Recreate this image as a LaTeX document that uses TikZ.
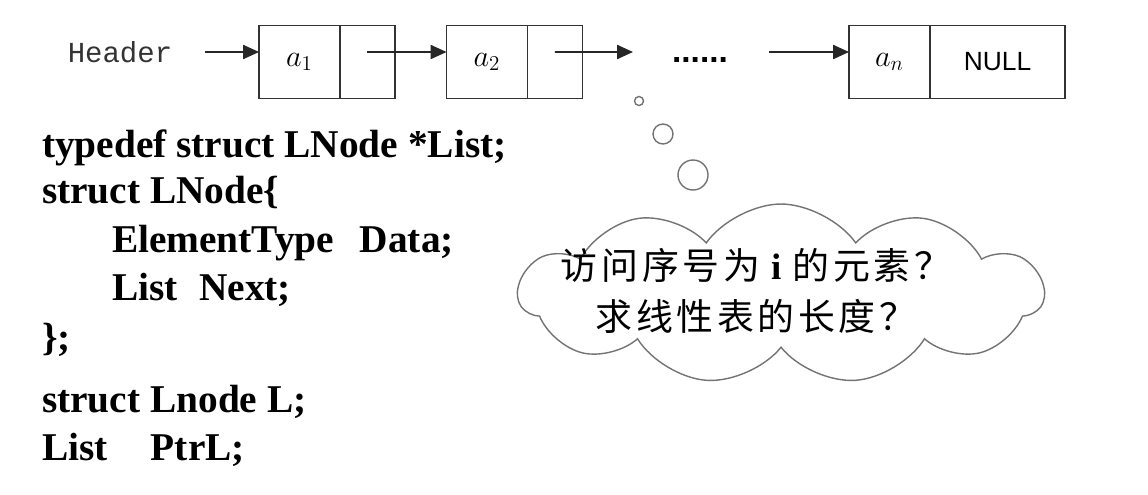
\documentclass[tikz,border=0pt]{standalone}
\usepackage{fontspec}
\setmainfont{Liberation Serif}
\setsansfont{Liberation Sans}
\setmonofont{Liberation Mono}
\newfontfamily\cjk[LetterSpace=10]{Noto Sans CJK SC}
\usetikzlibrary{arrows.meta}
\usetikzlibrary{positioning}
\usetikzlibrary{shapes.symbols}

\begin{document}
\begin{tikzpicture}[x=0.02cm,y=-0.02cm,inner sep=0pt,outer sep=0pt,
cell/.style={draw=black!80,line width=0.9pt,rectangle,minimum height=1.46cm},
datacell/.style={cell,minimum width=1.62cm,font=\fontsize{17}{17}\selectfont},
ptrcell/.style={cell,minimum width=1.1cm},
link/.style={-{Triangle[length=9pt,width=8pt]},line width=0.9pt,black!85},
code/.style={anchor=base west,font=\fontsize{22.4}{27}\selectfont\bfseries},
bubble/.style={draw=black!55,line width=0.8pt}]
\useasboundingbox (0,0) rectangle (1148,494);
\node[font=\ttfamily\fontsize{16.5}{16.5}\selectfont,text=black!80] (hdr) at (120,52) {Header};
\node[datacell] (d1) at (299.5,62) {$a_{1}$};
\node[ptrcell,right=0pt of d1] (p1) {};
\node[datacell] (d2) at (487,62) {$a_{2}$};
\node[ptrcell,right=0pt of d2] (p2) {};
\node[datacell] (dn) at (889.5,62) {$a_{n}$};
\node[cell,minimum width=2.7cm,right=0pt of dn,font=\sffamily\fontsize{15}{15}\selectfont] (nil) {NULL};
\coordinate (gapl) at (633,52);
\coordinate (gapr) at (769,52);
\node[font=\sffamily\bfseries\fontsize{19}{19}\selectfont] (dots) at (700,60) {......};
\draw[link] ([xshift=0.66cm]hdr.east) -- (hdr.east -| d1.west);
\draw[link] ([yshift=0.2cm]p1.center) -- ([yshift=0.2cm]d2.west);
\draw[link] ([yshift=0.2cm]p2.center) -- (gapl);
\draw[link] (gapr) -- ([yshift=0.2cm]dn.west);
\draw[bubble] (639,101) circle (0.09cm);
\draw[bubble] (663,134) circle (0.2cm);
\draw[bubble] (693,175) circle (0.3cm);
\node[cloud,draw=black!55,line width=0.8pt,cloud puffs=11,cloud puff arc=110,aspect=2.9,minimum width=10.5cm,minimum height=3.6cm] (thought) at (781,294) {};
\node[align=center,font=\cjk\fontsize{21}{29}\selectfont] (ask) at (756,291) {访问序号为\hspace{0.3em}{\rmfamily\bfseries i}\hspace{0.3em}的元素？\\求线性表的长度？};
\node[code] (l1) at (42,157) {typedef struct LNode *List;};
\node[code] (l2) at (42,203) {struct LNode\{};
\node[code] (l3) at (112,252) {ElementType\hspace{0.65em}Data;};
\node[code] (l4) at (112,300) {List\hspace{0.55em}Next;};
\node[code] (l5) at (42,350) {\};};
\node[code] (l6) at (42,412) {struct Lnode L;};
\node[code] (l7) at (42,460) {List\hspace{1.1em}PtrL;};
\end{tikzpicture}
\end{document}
☆ ☆ ☆
> [SET TASK]: Repeat the listing verbatim. Skip the pictures.

> [THE COMPLETED TASK]:
Recreate this image as a LaTeX document that uses TikZ.
\documentclass[tikz,border=0pt]{standalone}
\usepackage{fontspec}
\setmainfont{Liberation Serif}
\setsansfont{Liberation Sans}
\setmonofont{Liberation Mono}
\newfontfamily\cjk[LetterSpace=10]{Noto Sans CJK SC}
\usetikzlibrary{arrows.meta}
\usetikzlibrary{positioning}
\usetikzlibrary{shapes.symbols}

\begin{document}
\begin{tikzpicture}[x=0.02cm,y=-0.02cm,inner sep=0pt,outer sep=0pt,
cell/.style={draw=black!80,line width=0.9pt,rectangle,minimum height=1.46cm},
datacell/.style={cell,minimum width=1.62cm,font=\fontsize{17}{17}\selectfont},
ptrcell/.style={cell,minimum width=1.1cm},
link/.style={-{Triangle[length=9pt,width=8pt]},line width=0.9pt,black!85},
code/.style={anchor=base west,font=\fontsize{22.4}{27}\selectfont\bfseries},
bubble/.style={draw=black!55,line width=0.8pt}]
\useasboundingbox (0,0) rectangle (1148,494);
\node[font=\ttfamily\fontsize{16.5}{16.5}\selectfont,text=black!80] (hdr) at (120,52) {Header};
\node[datacell] (d1) at (299.5,62) {$a_{1}$};
\node[ptrcell,right=0pt of d1] (p1) {};
\node[datacell] (d2) at (487,62) {$a_{2}$};
\node[ptrcell,right=0pt of d2] (p2) {};
\node[datacell] (dn) at (889.5,62) {$a_{n}$};
\node[cell,minimum width=2.7cm,right=0pt of dn,font=\sffamily\fontsize{15}{15}\selectfont] (nil) {NULL};
\coordinate (gapl) at (633,52);
\coordinate (gapr) at (769,52);
\node[font=\sffamily\bfseries\fontsize{19}{19}\selectfont] (dots) at (700,60) {......};
\draw[link] ([xshift=0.66cm]hdr.east) -- (hdr.east -| d1.west);
\draw[link] ([yshift=0.2cm]p1.center) -- ([yshift=0.2cm]d2.west);
\draw[link] ([yshift=0.2cm]p2.center) -- (gapl);
\draw[link] (gapr) -- ([yshift=0.2cm]dn.west);
\draw[bubble] (639,101) circle (0.09cm);
\draw[bubble] (663,134) circle (0.2cm);
\draw[bubble] (693,175) circle (0.3cm);
\node[cloud,draw=black!55,line width=0.8pt,cloud puffs=11,cloud puff arc=110,aspect=2.9,minimum width=10.5cm,minimum height=3.6cm] (thought) at (781,294) {};
\node[align=center,font=\cjk\fontsize{21}{29}\selectfont] (ask) at (756,291) {访问序号为\hspace{0.3em}{\rmfamily\bfseries i}\hspace{0.3em}的元素？\\求线性表的长度？};
\node[code] (l1) at (42,157) {typedef struct LNode *List;};
\node[code] (l2) at (42,203) {struct LNode\{};
\node[code] (l3) at (112,252) {ElementType\hspace{0.65em}Data;};
\node[code] (l4) at (112,300) {List\hspace{0.55em}Next;};
\node[code] (l5) at (42,350) {\};};
\node[code] (l6) at (42,412) {struct Lnode L;};
\node[code] (l7) at (42,460) {List\hspace{1.1em}PtrL;};
\end{tikzpicture}
\end{document}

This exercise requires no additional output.